§ Goal of the exercise:
Repeat the lines below exactly as they appear, but leave out the images.

§ Data:
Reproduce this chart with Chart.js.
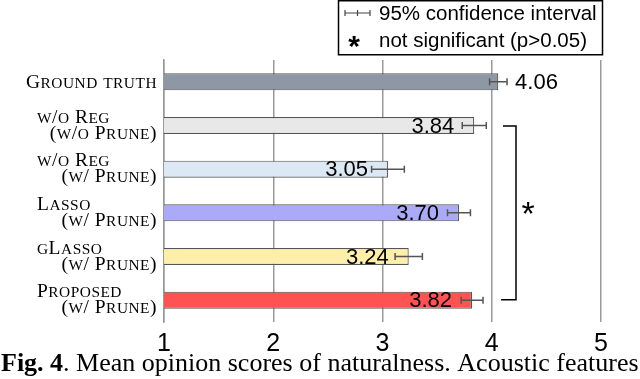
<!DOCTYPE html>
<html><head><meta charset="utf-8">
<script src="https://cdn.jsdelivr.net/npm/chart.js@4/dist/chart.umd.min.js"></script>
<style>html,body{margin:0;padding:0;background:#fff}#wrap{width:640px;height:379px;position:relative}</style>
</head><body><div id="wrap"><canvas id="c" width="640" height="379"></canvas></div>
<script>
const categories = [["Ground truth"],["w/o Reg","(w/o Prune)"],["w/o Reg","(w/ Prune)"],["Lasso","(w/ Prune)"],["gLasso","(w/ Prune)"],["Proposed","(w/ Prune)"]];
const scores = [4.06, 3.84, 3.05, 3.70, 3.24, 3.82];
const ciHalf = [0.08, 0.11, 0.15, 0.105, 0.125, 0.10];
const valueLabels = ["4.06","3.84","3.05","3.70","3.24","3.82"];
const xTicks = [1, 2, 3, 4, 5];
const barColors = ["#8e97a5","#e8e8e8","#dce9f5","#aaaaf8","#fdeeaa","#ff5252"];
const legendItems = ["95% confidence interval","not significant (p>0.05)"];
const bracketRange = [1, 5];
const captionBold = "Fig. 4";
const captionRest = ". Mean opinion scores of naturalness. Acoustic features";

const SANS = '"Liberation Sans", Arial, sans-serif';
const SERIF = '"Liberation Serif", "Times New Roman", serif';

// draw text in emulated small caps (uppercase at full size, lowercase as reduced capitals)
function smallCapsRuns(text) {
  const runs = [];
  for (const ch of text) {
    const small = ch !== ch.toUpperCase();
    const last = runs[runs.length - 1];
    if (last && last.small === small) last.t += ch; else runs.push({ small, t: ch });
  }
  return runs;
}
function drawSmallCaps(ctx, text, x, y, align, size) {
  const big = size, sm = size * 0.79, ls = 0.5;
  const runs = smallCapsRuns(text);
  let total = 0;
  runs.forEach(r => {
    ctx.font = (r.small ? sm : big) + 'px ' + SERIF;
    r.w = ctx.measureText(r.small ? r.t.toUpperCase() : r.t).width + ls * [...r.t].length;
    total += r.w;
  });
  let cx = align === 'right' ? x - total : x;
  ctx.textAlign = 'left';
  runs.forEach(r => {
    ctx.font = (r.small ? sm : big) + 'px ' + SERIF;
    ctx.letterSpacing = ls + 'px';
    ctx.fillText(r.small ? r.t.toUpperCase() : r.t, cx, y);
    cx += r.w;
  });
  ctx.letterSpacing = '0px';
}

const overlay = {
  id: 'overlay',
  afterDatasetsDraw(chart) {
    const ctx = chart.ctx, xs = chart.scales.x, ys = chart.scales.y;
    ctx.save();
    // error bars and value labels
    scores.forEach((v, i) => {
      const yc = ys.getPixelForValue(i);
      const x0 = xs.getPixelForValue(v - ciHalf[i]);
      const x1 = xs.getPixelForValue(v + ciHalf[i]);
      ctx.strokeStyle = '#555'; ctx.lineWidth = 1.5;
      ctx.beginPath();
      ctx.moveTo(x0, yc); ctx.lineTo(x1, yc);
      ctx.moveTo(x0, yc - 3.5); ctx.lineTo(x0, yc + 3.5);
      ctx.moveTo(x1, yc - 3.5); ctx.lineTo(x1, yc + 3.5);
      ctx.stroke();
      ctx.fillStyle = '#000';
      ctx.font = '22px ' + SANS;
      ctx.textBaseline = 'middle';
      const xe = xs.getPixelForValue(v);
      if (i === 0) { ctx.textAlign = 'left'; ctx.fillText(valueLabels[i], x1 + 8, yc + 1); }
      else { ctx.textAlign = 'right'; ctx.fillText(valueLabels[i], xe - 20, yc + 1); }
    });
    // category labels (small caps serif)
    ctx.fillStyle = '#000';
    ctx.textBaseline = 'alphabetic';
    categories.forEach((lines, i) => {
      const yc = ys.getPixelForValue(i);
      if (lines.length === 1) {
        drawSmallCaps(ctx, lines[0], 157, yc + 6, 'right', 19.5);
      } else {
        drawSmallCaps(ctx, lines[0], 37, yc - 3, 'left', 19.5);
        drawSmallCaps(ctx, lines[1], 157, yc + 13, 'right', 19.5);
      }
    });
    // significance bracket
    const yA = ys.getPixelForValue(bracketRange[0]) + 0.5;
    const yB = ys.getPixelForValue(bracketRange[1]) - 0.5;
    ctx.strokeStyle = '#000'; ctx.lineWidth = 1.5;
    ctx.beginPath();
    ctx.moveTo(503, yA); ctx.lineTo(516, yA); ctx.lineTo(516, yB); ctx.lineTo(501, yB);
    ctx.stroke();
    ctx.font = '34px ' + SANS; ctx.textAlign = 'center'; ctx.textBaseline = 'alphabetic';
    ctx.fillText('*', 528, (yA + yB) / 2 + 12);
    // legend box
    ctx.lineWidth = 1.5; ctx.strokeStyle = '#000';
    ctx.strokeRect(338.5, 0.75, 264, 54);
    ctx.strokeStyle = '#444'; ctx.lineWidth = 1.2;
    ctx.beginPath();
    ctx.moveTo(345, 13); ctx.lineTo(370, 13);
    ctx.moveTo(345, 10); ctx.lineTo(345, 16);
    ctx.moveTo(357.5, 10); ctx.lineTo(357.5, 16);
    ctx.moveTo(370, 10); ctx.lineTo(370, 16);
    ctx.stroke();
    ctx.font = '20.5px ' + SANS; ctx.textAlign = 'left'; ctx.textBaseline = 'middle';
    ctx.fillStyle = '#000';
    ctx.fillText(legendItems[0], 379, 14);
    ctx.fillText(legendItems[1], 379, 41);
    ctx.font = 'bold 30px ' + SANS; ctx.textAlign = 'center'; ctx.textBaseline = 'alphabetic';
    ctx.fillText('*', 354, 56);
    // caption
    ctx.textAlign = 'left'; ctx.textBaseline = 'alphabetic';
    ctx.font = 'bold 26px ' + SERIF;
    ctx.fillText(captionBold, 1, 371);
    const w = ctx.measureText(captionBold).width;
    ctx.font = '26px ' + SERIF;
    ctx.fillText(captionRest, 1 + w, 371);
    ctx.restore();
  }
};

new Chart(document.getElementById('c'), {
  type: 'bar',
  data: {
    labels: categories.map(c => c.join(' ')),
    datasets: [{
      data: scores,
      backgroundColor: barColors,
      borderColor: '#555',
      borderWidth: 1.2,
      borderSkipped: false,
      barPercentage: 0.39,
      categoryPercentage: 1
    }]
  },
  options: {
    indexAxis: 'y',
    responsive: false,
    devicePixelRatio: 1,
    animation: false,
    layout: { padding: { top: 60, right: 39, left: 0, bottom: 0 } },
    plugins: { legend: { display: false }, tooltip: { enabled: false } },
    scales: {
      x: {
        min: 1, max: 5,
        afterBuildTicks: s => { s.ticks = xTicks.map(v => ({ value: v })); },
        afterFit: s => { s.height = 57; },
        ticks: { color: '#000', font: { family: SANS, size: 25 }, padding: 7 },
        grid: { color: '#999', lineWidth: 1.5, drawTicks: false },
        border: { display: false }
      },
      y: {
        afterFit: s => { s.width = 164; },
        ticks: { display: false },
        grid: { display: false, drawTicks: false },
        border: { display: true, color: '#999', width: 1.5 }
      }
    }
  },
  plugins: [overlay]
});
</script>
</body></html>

§ Result:
Reproduce this chart with Chart.js.
<!DOCTYPE html>
<html><head><meta charset="utf-8">
<script src="https://cdn.jsdelivr.net/npm/chart.js@4/dist/chart.umd.min.js"></script>
<style>html,body{margin:0;padding:0;background:#fff}#wrap{width:640px;height:379px;position:relative}</style>
</head><body><div id="wrap"><canvas id="c" width="640" height="379"></canvas></div>
<script>
const categories = [["Ground truth"],["w/o Reg","(w/o Prune)"],["w/o Reg","(w/ Prune)"],["Lasso","(w/ Prune)"],["gLasso","(w/ Prune)"],["Proposed","(w/ Prune)"]];
const scores = [4.06, 3.84, 3.05, 3.70, 3.24, 3.82];
const ciHalf = [0.08, 0.11, 0.15, 0.105, 0.125, 0.10];
const valueLabels = ["4.06","3.84","3.05","3.70","3.24","3.82"];
const xTicks = [1, 2, 3, 4, 5];
const barColors = ["#8e97a5","#e8e8e8","#dce9f5","#aaaaf8","#fdeeaa","#ff5252"];
const legendItems = ["95% confidence interval","not significant (p>0.05)"];
const bracketRange = [1, 5];
const captionBold = "Fig. 4";
const captionRest = ". Mean opinion scores of naturalness. Acoustic features";

const SANS = '"Liberation Sans", Arial, sans-serif';
const SERIF = '"Liberation Serif", "Times New Roman", serif';

// draw text in emulated small caps (uppercase at full size, lowercase as reduced capitals)
function smallCapsRuns(text) {
  const runs = [];
  for (const ch of text) {
    const small = ch !== ch.toUpperCase();
    const last = runs[runs.length - 1];
    if (last && last.small === small) last.t += ch; else runs.push({ small, t: ch });
  }
  return runs;
}
function drawSmallCaps(ctx, text, x, y, align, size) {
  const big = size, sm = size * 0.79, ls = 0.5;
  const runs = smallCapsRuns(text);
  let total = 0;
  runs.forEach(r => {
    ctx.font = (r.small ? sm : big) + 'px ' + SERIF;
    r.w = ctx.measureText(r.small ? r.t.toUpperCase() : r.t).width + ls * [...r.t].length;
    total += r.w;
  });
  let cx = align === 'right' ? x - total : x;
  ctx.textAlign = 'left';
  runs.forEach(r => {
    ctx.font = (r.small ? sm : big) + 'px ' + SERIF;
    ctx.letterSpacing = ls + 'px';
    ctx.fillText(r.small ? r.t.toUpperCase() : r.t, cx, y);
    cx += r.w;
  });
  ctx.letterSpacing = '0px';
}

const overlay = {
  id: 'overlay',
  afterDatasetsDraw(chart) {
    const ctx = chart.ctx, xs = chart.scales.x, ys = chart.scales.y;
    ctx.save();
    // error bars and value labels
    scores.forEach((v, i) => {
      const yc = ys.getPixelForValue(i);
      const x0 = xs.getPixelForValue(v - ciHalf[i]);
      const x1 = xs.getPixelForValue(v + ciHalf[i]);
      ctx.strokeStyle = '#555'; ctx.lineWidth = 1.5;
      ctx.beginPath();
      ctx.moveTo(x0, yc); ctx.lineTo(x1, yc);
      ctx.moveTo(x0, yc - 3.5); ctx.lineTo(x0, yc + 3.5);
      ctx.moveTo(x1, yc - 3.5); ctx.lineTo(x1, yc + 3.5);
      ctx.stroke();
      ctx.fillStyle = '#000';
      ctx.font = '22px ' + SANS;
      ctx.textBaseline = 'middle';
      const xe = xs.getPixelForValue(v);
      if (i === 0) { ctx.textAlign = 'left'; ctx.fillText(valueLabels[i], x1 + 8, yc + 1); }
      else { ctx.textAlign = 'right'; ctx.fillText(valueLabels[i], xe - 20, yc + 1); }
    });
    // category labels (small caps serif)
    ctx.fillStyle = '#000';
    ctx.textBaseline = 'alphabetic';
    categories.forEach((lines, i) => {
      const yc = ys.getPixelForValue(i);
      if (lines.length === 1) {
        drawSmallCaps(ctx, lines[0], 157, yc + 6, 'right', 19.5);
      } else {
        drawSmallCaps(ctx, lines[0], 37, yc - 3, 'left', 19.5);
        drawSmallCaps(ctx, lines[1], 157, yc + 13, 'right', 19.5);
      }
    });
    // significance bracket
    const yA = ys.getPixelForValue(bracketRange[0]) + 0.5;
    const yB = ys.getPixelForValue(bracketRange[1]) - 0.5;
    ctx.strokeStyle = '#000'; ctx.lineWidth = 1.5;
    ctx.beginPath();
    ctx.moveTo(503, yA); ctx.lineTo(516, yA); ctx.lineTo(516, yB); ctx.lineTo(501, yB);
    ctx.stroke();
    ctx.font = '34px ' + SANS; ctx.textAlign = 'center'; ctx.textBaseline = 'alphabetic';
    ctx.fillText('*', 528, (yA + yB) / 2 + 12);
    // legend box
    ctx.lineWidth = 1.5; ctx.strokeStyle = '#000';
    ctx.strokeRect(338.5, 0.75, 264, 54);
    ctx.strokeStyle = '#444'; ctx.lineWidth = 1.2;
    ctx.beginPath();
    ctx.moveTo(345, 13); ctx.lineTo(370, 13);
    ctx.moveTo(345, 10); ctx.lineTo(345, 16);
    ctx.moveTo(357.5, 10); ctx.lineTo(357.5, 16);
    ctx.moveTo(370, 10); ctx.lineTo(370, 16);
    ctx.stroke();
    ctx.font = '20.5px ' + SANS; ctx.textAlign = 'left'; ctx.textBaseline = 'middle';
    ctx.fillStyle = '#000';
    ctx.fillText(legendItems[0], 379, 14);
    ctx.fillText(legendItems[1], 379, 41);
    ctx.font = 'bold 30px ' + SANS; ctx.textAlign = 'center'; ctx.textBaseline = 'alphabetic';
    ctx.fillText('*', 354, 56);
    // caption
    ctx.textAlign = 'left'; ctx.textBaseline = 'alphabetic';
    ctx.font = 'bold 26px ' + SERIF;
    ctx.fillText(captionBold, 1, 371);
    const w = ctx.measureText(captionBold).width;
    ctx.font = '26px ' + SERIF;
    ctx.fillText(captionRest, 1 + w, 371);
    ctx.restore();
  }
};

new Chart(document.getElementById('c'), {
  type: 'bar',
  data: {
    labels: categories.map(c => c.join(' ')),
    datasets: [{
      data: scores,
      backgroundColor: barColors,
      borderColor: '#555',
      borderWidth: 1.2,
      borderSkipped: false,
      barPercentage: 0.39,
      categoryPercentage: 1
    }]
  },
  options: {
    indexAxis: 'y',
    responsive: false,
    devicePixelRatio: 1,
    animation: false,
    layout: { padding: { top: 60, right: 39, left: 0, bottom: 0 } },
    plugins: { legend: { display: false }, tooltip: { enabled: false } },
    scales: {
      x: {
        min: 1, max: 5,
        afterBuildTicks: s => { s.ticks = xTicks.map(v => ({ value: v })); },
        afterFit: s => { s.height = 57; },
        ticks: { color: '#000', font: { family: SANS, size: 25 }, padding: 7 },
        grid: { color: '#999', lineWidth: 1.5, drawTicks: false },
        border: { display: false }
      },
      y: {
        afterFit: s => { s.width = 164; },
        ticks: { display: false },
        grid: { display: false, drawTicks: false },
        border: { display: true, color: '#999', width: 1.5 }
      }
    }
  },
  plugins: [overlay]
});
</script>
</body></html>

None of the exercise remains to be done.